== PROBLEM TO SOLVE ==
Retype the lines beneath this one, from the first through the line containing "(0,0) rectangle (833,759);". Pictures are left out.

== INFORMATION GIVEN ==
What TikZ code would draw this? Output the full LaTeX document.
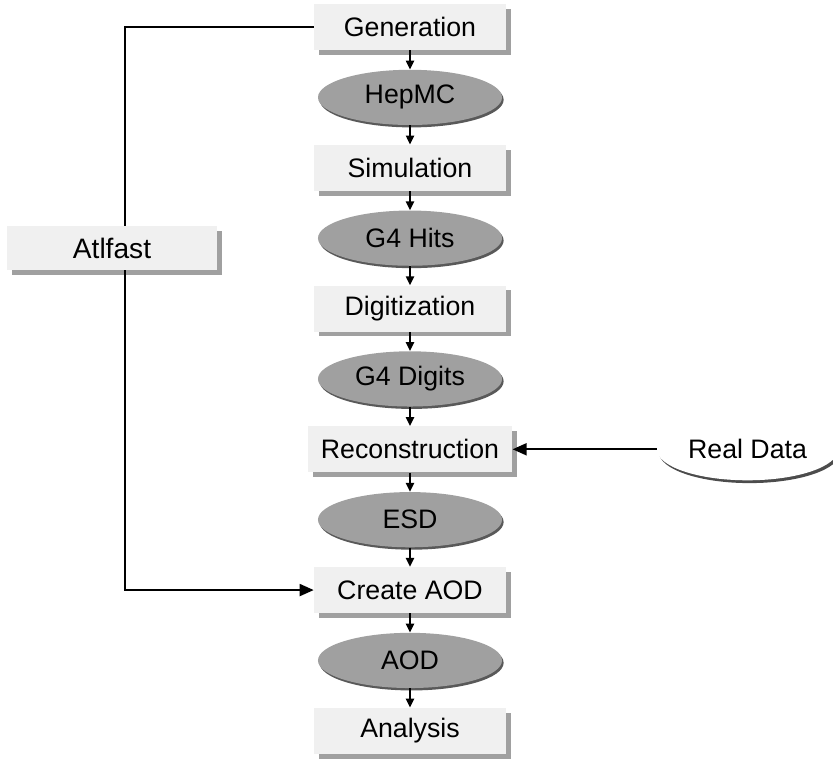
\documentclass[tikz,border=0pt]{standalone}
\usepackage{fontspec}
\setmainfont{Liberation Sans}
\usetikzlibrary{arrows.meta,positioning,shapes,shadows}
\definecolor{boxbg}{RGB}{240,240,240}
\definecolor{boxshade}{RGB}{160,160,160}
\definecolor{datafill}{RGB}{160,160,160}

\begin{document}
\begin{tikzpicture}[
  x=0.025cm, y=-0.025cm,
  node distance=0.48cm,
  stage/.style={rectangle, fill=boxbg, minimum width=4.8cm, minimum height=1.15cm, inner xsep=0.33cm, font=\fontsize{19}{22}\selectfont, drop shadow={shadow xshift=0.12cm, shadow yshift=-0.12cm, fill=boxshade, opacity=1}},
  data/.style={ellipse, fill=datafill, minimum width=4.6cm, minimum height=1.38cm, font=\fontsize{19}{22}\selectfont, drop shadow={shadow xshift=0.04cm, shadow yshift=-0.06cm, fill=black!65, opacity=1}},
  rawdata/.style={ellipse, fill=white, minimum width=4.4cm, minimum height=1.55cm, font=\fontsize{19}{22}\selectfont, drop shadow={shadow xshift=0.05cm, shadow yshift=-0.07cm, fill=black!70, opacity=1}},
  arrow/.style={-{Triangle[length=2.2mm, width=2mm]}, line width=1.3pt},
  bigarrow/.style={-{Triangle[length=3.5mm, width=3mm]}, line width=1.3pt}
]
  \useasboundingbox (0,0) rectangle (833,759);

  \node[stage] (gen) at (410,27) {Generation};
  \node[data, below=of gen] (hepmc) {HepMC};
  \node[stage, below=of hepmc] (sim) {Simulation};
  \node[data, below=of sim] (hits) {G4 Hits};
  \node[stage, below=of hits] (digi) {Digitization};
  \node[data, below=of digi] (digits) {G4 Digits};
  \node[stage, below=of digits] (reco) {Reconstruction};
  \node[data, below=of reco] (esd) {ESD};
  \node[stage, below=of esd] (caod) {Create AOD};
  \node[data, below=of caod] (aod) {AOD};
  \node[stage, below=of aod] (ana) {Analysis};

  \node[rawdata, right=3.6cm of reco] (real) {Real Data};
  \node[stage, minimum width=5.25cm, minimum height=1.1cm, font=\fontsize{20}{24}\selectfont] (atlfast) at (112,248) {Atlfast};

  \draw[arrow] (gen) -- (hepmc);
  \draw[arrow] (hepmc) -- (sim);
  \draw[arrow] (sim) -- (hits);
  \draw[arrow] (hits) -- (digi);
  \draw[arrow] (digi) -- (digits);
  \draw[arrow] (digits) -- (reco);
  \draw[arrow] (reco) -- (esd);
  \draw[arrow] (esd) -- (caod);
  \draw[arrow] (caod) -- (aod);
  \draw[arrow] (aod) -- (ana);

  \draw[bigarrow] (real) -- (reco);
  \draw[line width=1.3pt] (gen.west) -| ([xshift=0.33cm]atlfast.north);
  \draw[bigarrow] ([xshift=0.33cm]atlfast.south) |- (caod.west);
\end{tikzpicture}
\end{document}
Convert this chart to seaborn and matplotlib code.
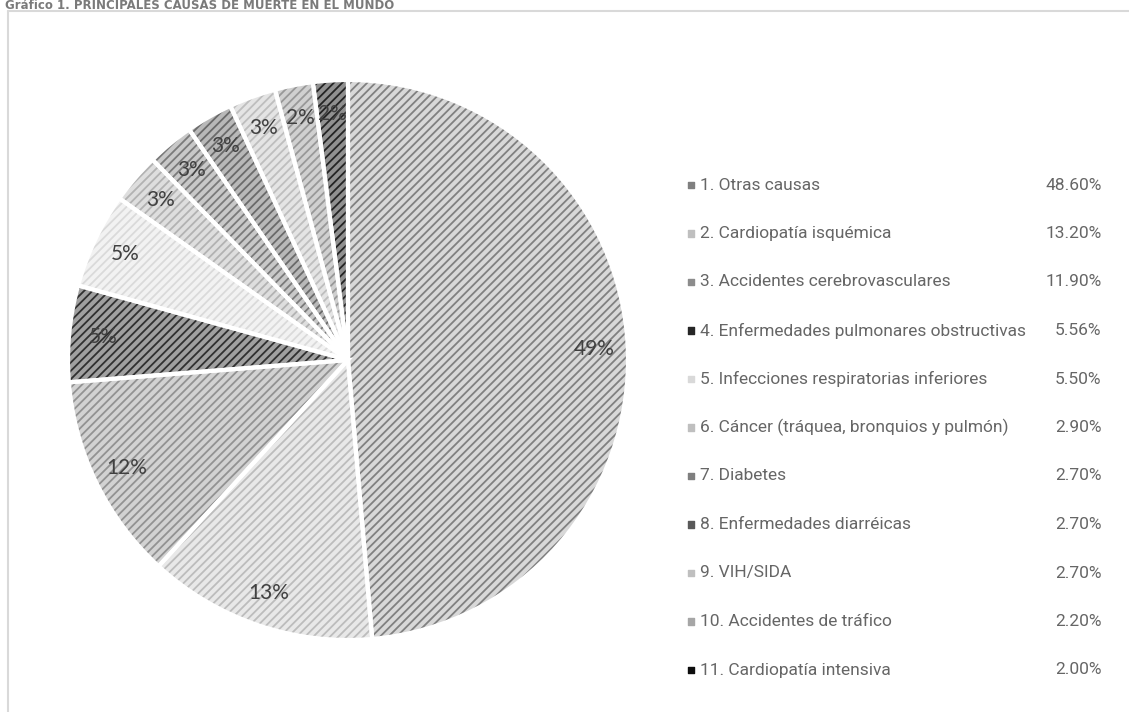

== SOLUTION TO THIS EXERCISE ==
What TikZ code would draw this? Output the full LaTeX document.
\documentclass[tikz,border=0pt]{standalone}
\usepackage{fontspec}
\setmainfont{Liberation Sans}
\usetikzlibrary{arrows.meta,positioning,shapes,shadows}
\definecolor{boxbg}{RGB}{240,240,240}
\definecolor{boxshade}{RGB}{160,160,160}
\definecolor{datafill}{RGB}{160,160,160}

\begin{document}
\begin{tikzpicture}[
  x=0.025cm, y=-0.025cm,
  node distance=0.48cm,
  stage/.style={rectangle, fill=boxbg, minimum width=4.8cm, minimum height=1.15cm, inner xsep=0.33cm, font=\fontsize{19}{22}\selectfont, drop shadow={shadow xshift=0.12cm, shadow yshift=-0.12cm, fill=boxshade, opacity=1}},
  data/.style={ellipse, fill=datafill, minimum width=4.6cm, minimum height=1.38cm, font=\fontsize{19}{22}\selectfont, drop shadow={shadow xshift=0.04cm, shadow yshift=-0.06cm, fill=black!65, opacity=1}},
  rawdata/.style={ellipse, fill=white, minimum width=4.4cm, minimum height=1.55cm, font=\fontsize{19}{22}\selectfont, drop shadow={shadow xshift=0.05cm, shadow yshift=-0.07cm, fill=black!70, opacity=1}},
  arrow/.style={-{Triangle[length=2.2mm, width=2mm]}, line width=1.3pt},
  bigarrow/.style={-{Triangle[length=3.5mm, width=3mm]}, line width=1.3pt}
]
  \useasboundingbox (0,0) rectangle (833,759);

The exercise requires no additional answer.